--- START GIVEN INFORMATION ---

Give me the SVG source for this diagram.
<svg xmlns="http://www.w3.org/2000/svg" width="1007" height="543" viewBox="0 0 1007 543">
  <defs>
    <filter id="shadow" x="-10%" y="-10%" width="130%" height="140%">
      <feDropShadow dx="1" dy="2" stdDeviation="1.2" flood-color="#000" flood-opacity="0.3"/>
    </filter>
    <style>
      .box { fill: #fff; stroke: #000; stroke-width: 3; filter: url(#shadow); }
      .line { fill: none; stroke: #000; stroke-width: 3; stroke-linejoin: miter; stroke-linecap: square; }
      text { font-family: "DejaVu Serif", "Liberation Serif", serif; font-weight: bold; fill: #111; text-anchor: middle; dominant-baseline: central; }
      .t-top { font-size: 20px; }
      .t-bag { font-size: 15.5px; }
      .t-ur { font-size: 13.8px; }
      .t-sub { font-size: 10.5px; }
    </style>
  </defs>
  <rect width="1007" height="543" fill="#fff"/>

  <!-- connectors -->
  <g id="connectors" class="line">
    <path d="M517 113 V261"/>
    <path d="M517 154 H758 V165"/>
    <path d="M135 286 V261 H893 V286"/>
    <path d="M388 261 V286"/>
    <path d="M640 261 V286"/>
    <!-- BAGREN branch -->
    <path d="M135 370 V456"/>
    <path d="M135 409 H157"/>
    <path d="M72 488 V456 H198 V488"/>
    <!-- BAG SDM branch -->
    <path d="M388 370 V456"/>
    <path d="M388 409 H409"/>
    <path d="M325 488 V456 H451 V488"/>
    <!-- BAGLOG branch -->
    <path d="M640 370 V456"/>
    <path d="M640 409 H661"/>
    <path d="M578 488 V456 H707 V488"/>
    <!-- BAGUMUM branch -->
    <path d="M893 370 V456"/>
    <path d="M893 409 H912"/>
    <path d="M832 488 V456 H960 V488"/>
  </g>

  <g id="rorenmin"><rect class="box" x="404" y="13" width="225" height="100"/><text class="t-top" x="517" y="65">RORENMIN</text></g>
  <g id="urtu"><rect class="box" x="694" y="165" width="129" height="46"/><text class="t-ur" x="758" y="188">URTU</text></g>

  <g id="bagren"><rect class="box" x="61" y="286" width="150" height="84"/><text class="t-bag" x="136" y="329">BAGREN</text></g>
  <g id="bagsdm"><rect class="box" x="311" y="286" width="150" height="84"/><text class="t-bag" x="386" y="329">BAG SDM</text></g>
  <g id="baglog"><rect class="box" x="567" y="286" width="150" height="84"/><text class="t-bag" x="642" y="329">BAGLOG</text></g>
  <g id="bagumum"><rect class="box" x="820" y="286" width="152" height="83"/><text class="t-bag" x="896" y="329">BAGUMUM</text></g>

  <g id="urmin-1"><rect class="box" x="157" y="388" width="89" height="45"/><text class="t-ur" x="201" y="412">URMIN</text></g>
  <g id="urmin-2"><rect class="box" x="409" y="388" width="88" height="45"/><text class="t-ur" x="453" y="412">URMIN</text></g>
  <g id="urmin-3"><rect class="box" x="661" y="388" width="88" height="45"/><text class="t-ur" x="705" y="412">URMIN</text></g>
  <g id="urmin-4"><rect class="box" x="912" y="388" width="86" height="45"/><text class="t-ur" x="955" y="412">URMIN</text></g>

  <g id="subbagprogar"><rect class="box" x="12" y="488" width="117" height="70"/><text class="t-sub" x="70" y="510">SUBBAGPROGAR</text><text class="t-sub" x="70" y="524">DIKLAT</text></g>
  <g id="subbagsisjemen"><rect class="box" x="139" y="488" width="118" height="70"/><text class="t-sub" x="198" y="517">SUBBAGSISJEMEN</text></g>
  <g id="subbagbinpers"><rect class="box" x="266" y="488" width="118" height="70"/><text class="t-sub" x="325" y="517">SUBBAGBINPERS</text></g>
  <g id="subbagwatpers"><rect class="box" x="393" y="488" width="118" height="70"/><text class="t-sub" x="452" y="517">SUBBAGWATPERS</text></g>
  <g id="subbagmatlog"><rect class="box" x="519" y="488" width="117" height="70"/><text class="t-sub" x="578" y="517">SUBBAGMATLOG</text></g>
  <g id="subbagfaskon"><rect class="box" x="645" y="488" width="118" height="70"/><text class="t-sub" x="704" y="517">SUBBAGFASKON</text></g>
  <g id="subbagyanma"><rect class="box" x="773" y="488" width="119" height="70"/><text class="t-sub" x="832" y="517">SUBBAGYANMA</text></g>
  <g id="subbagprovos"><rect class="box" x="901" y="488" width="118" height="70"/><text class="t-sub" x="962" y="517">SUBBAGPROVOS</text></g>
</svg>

--- END GIVEN INFORMATION ---

TASK REQUIREMENTS: Extract the whole listing, character for character.

SOLUTION FOR THIS TASK:
Give me the SVG source for this diagram.
<svg xmlns="http://www.w3.org/2000/svg" width="1007" height="543" viewBox="0 0 1007 543">
  <defs>
    <filter id="shadow" x="-10%" y="-10%" width="130%" height="140%">
      <feDropShadow dx="1" dy="2" stdDeviation="1.2" flood-color="#000" flood-opacity="0.3"/>
    </filter>
    <style>
      .box { fill: #fff; stroke: #000; stroke-width: 3; filter: url(#shadow); }
      .line { fill: none; stroke: #000; stroke-width: 3; stroke-linejoin: miter; stroke-linecap: square; }
      text { font-family: "DejaVu Serif", "Liberation Serif", serif; font-weight: bold; fill: #111; text-anchor: middle; dominant-baseline: central; }
      .t-top { font-size: 20px; }
      .t-bag { font-size: 15.5px; }
      .t-ur { font-size: 13.8px; }
      .t-sub { font-size: 10.5px; }
    </style>
  </defs>
  <rect width="1007" height="543" fill="#fff"/>

  <!-- connectors -->
  <g id="connectors" class="line">
    <path d="M517 113 V261"/>
    <path d="M517 154 H758 V165"/>
    <path d="M135 286 V261 H893 V286"/>
    <path d="M388 261 V286"/>
    <path d="M640 261 V286"/>
    <!-- BAGREN branch -->
    <path d="M135 370 V456"/>
    <path d="M135 409 H157"/>
    <path d="M72 488 V456 H198 V488"/>
    <!-- BAG SDM branch -->
    <path d="M388 370 V456"/>
    <path d="M388 409 H409"/>
    <path d="M325 488 V456 H451 V488"/>
    <!-- BAGLOG branch -->
    <path d="M640 370 V456"/>
    <path d="M640 409 H661"/>
    <path d="M578 488 V456 H707 V488"/>
    <!-- BAGUMUM branch -->
    <path d="M893 370 V456"/>
    <path d="M893 409 H912"/>
    <path d="M832 488 V456 H960 V488"/>
  </g>

  <g id="rorenmin"><rect class="box" x="404" y="13" width="225" height="100"/><text class="t-top" x="517" y="65">RORENMIN</text></g>
  <g id="urtu"><rect class="box" x="694" y="165" width="129" height="46"/><text class="t-ur" x="758" y="188">URTU</text></g>

  <g id="bagren"><rect class="box" x="61" y="286" width="150" height="84"/><text class="t-bag" x="136" y="329">BAGREN</text></g>
  <g id="bagsdm"><rect class="box" x="311" y="286" width="150" height="84"/><text class="t-bag" x="386" y="329">BAG SDM</text></g>
  <g id="baglog"><rect class="box" x="567" y="286" width="150" height="84"/><text class="t-bag" x="642" y="329">BAGLOG</text></g>
  <g id="bagumum"><rect class="box" x="820" y="286" width="152" height="83"/><text class="t-bag" x="896" y="329">BAGUMUM</text></g>

  <g id="urmin-1"><rect class="box" x="157" y="388" width="89" height="45"/><text class="t-ur" x="201" y="412">URMIN</text></g>
  <g id="urmin-2"><rect class="box" x="409" y="388" width="88" height="45"/><text class="t-ur" x="453" y="412">URMIN</text></g>
  <g id="urmin-3"><rect class="box" x="661" y="388" width="88" height="45"/><text class="t-ur" x="705" y="412">URMIN</text></g>
  <g id="urmin-4"><rect class="box" x="912" y="388" width="86" height="45"/><text class="t-ur" x="955" y="412">URMIN</text></g>

  <g id="subbagprogar"><rect class="box" x="12" y="488" width="117" height="70"/><text class="t-sub" x="70" y="510">SUBBAGPROGAR</text><text class="t-sub" x="70" y="524">DIKLAT</text></g>
  <g id="subbagsisjemen"><rect class="box" x="139" y="488" width="118" height="70"/><text class="t-sub" x="198" y="517">SUBBAGSISJEMEN</text></g>
  <g id="subbagbinpers"><rect class="box" x="266" y="488" width="118" height="70"/><text class="t-sub" x="325" y="517">SUBBAGBINPERS</text></g>
  <g id="subbagwatpers"><rect class="box" x="393" y="488" width="118" height="70"/><text class="t-sub" x="452" y="517">SUBBAGWATPERS</text></g>
  <g id="subbagmatlog"><rect class="box" x="519" y="488" width="117" height="70"/><text class="t-sub" x="578" y="517">SUBBAGMATLOG</text></g>
  <g id="subbagfaskon"><rect class="box" x="645" y="488" width="118" height="70"/><text class="t-sub" x="704" y="517">SUBBAGFASKON</text></g>
  <g id="subbagyanma"><rect class="box" x="773" y="488" width="119" height="70"/><text class="t-sub" x="832" y="517">SUBBAGYANMA</text></g>
  <g id="subbagprovos"><rect class="box" x="901" y="488" width="118" height="70"/><text class="t-sub" x="962" y="517">SUBBAGPROVOS</text></g>
</svg>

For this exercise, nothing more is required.